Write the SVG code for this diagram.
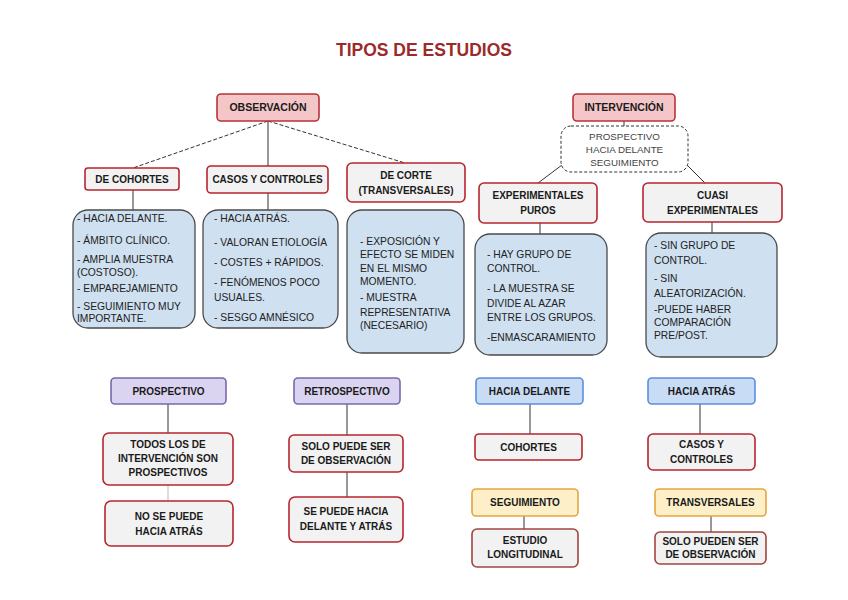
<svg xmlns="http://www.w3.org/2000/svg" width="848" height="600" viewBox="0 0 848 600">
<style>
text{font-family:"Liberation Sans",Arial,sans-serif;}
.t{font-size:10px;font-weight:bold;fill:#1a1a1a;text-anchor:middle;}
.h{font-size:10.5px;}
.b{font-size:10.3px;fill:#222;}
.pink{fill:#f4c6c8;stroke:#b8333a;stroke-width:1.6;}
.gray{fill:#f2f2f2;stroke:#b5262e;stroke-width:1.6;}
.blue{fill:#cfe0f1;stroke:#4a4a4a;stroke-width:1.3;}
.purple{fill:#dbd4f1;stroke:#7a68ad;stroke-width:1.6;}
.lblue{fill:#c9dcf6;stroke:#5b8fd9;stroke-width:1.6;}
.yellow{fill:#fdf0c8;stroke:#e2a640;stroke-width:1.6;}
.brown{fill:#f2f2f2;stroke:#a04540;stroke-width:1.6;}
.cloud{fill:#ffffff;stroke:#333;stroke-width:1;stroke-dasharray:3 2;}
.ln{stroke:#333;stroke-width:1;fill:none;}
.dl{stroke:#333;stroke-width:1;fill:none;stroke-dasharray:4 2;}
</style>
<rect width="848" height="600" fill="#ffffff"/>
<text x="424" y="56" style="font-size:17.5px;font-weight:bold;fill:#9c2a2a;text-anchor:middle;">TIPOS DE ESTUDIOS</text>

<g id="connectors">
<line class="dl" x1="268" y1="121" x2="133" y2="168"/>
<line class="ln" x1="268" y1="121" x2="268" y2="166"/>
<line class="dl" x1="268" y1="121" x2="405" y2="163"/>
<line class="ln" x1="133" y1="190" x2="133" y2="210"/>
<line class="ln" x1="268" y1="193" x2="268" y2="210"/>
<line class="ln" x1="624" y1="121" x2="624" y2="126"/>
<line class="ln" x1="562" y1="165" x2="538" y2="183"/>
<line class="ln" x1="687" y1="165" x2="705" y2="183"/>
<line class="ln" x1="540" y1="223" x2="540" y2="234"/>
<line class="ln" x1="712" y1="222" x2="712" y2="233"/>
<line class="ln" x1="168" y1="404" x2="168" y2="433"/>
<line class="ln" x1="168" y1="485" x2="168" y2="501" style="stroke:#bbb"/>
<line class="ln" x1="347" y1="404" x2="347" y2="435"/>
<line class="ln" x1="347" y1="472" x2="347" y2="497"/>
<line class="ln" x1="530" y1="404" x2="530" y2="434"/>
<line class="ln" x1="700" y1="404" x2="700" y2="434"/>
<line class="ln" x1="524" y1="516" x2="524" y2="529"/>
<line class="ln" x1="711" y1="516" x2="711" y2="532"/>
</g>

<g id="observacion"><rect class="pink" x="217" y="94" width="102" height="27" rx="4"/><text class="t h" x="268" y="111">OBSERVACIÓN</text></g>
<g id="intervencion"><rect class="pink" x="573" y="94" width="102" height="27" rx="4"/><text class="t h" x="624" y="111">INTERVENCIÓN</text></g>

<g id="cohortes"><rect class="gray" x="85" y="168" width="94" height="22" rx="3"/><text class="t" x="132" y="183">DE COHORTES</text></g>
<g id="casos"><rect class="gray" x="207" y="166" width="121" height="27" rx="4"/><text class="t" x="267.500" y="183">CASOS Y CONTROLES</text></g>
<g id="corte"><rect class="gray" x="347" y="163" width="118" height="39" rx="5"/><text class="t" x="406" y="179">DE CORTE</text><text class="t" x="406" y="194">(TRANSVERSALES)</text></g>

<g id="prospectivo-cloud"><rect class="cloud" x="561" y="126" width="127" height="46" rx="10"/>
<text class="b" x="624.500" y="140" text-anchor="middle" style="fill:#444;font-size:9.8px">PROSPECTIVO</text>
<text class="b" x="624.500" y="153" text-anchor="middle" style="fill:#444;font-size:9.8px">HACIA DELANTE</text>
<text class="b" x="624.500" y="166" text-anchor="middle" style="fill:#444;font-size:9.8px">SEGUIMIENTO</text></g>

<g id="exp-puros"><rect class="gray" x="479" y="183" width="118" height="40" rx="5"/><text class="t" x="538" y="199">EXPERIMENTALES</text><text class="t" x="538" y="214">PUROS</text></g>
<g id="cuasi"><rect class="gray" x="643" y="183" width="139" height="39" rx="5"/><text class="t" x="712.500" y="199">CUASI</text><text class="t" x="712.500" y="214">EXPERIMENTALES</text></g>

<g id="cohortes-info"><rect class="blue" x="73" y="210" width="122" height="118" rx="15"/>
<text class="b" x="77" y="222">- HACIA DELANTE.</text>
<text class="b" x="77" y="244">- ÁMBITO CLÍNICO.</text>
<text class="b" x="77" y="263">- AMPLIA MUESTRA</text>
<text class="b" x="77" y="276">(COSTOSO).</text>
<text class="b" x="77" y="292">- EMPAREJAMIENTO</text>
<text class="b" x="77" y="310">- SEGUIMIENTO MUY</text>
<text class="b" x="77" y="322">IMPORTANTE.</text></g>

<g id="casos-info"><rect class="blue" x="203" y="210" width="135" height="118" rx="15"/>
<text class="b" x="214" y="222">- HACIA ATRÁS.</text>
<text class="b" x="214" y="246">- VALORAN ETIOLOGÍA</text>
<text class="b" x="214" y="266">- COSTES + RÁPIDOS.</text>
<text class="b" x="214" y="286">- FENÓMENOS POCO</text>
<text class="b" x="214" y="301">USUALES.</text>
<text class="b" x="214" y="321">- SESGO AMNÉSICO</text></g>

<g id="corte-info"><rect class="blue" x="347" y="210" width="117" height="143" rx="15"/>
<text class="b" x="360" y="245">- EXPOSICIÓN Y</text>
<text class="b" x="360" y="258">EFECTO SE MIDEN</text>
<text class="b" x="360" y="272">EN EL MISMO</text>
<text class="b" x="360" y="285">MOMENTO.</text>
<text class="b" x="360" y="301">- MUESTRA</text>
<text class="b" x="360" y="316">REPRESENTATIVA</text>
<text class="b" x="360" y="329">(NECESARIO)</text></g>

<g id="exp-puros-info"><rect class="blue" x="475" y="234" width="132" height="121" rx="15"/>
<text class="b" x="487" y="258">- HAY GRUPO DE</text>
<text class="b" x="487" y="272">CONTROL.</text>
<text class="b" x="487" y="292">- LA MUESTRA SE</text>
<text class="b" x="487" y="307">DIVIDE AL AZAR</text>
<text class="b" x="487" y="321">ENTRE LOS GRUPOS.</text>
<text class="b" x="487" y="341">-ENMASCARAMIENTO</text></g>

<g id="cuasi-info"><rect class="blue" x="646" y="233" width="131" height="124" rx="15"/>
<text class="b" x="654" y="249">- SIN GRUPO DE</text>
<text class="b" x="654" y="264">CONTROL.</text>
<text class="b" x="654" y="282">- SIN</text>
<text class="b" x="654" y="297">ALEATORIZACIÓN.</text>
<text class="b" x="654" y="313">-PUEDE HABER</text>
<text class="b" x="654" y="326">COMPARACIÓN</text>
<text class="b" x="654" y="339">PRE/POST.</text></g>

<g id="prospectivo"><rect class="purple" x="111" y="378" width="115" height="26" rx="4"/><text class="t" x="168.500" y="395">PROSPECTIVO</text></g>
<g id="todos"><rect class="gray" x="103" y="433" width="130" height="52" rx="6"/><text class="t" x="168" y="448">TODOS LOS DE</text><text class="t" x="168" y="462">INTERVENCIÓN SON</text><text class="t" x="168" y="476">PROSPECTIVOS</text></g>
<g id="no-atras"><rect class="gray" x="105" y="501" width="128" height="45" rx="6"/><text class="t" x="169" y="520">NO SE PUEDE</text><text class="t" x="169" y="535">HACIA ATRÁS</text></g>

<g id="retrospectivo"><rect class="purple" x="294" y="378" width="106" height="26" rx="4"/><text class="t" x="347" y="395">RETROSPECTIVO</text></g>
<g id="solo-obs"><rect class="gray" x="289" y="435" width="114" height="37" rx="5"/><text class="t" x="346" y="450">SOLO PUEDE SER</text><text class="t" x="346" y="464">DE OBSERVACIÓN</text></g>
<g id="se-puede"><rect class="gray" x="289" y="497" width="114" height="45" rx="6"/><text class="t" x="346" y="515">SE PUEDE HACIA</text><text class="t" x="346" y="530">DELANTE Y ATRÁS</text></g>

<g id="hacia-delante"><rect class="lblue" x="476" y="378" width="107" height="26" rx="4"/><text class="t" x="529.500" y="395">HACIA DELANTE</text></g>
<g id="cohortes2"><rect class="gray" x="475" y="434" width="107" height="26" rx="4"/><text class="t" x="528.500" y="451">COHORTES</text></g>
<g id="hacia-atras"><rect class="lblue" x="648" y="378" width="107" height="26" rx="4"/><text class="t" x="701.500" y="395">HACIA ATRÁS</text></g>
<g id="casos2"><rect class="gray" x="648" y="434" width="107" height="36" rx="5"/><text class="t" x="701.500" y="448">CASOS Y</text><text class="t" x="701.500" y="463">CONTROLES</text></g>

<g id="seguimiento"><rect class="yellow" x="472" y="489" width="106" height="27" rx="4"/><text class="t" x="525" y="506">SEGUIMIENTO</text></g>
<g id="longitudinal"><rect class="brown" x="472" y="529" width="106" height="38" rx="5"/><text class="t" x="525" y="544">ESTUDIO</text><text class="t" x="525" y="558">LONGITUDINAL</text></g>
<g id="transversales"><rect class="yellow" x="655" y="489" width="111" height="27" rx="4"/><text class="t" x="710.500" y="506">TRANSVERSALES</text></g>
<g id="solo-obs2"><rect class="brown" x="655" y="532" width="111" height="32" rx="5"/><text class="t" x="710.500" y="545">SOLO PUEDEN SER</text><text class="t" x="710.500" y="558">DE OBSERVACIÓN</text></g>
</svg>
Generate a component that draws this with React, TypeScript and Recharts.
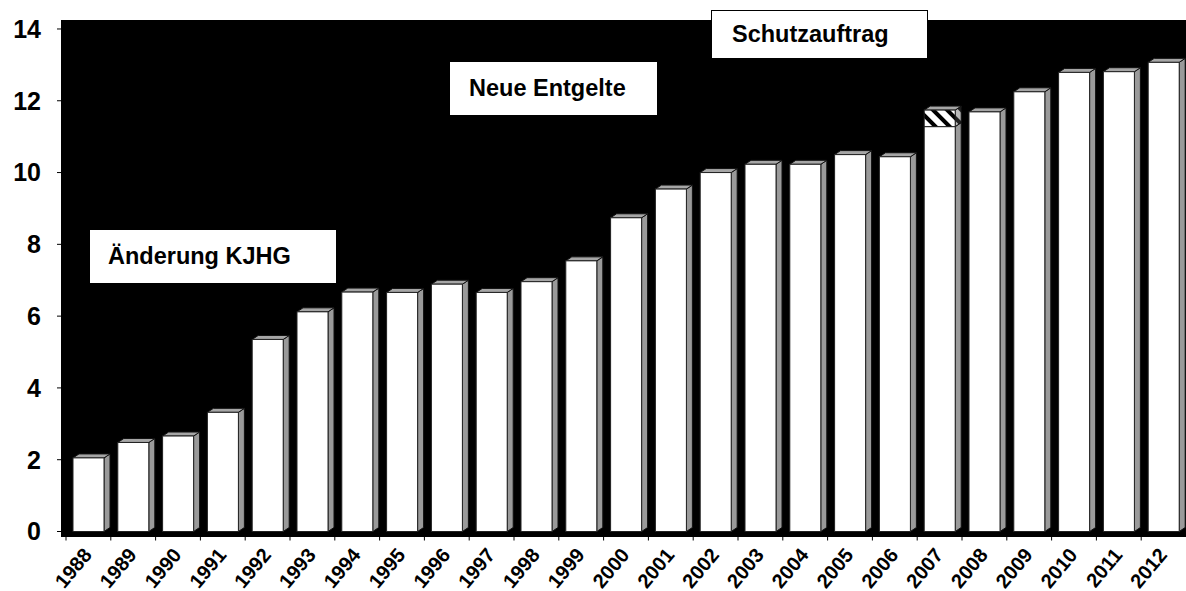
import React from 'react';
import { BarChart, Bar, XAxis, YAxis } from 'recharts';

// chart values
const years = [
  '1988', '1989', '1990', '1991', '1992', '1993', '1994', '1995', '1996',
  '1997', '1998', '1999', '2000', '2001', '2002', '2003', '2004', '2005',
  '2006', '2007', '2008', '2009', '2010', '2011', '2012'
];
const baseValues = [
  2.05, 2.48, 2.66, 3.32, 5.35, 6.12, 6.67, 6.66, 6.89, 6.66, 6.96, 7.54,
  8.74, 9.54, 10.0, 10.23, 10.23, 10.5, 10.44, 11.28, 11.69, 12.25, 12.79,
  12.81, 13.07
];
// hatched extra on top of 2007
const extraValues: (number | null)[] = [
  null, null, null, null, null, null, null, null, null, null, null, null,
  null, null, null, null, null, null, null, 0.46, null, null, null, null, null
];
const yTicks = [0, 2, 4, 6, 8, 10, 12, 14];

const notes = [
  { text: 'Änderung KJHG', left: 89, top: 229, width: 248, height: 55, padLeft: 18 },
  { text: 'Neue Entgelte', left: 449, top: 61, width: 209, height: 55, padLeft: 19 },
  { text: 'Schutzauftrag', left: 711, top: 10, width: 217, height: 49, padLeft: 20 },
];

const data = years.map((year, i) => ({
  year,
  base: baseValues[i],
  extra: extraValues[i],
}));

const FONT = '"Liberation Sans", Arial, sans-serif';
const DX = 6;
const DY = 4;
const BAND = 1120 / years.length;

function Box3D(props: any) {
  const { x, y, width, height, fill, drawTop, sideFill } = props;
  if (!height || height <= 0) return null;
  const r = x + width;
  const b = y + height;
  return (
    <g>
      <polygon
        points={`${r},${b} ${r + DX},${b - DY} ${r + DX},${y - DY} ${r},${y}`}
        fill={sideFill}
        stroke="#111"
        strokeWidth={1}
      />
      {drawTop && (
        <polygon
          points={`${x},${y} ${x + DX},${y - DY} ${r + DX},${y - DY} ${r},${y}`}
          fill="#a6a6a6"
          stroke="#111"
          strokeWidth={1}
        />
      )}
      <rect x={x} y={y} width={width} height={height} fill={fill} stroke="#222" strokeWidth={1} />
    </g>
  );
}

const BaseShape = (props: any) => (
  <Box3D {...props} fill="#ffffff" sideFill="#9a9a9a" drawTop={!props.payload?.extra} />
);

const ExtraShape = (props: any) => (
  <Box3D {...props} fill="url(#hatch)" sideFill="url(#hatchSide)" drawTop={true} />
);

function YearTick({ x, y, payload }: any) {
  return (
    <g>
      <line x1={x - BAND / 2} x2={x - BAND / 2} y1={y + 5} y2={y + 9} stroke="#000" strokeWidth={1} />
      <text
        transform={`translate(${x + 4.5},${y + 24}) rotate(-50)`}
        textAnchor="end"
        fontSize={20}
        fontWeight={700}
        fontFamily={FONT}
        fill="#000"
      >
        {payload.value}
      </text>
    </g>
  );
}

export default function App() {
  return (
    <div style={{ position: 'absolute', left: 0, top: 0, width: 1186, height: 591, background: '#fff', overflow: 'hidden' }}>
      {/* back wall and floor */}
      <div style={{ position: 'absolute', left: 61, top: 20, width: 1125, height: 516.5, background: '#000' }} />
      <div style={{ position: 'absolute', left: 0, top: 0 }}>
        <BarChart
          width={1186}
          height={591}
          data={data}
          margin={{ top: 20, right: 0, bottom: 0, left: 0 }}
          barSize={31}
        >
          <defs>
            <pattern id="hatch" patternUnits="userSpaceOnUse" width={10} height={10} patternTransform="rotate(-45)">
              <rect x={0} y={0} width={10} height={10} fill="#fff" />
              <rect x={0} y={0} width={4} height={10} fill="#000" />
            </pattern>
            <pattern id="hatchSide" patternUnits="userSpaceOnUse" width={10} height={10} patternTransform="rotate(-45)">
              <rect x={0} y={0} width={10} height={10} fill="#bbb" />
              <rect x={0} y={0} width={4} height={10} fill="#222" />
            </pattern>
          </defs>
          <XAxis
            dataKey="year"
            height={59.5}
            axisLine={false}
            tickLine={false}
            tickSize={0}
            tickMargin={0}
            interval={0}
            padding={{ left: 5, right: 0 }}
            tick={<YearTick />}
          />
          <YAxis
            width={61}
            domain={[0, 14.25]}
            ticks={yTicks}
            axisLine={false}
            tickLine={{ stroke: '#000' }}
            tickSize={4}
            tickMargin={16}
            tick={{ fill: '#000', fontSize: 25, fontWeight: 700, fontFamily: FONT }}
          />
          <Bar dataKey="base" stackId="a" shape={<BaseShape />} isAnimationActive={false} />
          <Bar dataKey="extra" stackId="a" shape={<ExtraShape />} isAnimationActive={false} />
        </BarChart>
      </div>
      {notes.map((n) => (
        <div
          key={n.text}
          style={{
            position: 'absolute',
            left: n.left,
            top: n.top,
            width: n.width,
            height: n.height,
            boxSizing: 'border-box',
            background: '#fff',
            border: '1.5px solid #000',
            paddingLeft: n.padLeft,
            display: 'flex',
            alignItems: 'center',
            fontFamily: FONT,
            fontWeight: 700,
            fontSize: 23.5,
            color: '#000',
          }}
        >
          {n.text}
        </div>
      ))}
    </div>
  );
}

— Requirements —
Make an exact copy of the lines from the one with "Generate a component" through the one with "Bar, XAxis, YAxis", both ends in, and nothing else. Drop every picture.

— Result —
Generate a component that draws this with React, TypeScript and Recharts.
import React from 'react';
import { BarChart, Bar, XAxis, YAxis } from 'recharts';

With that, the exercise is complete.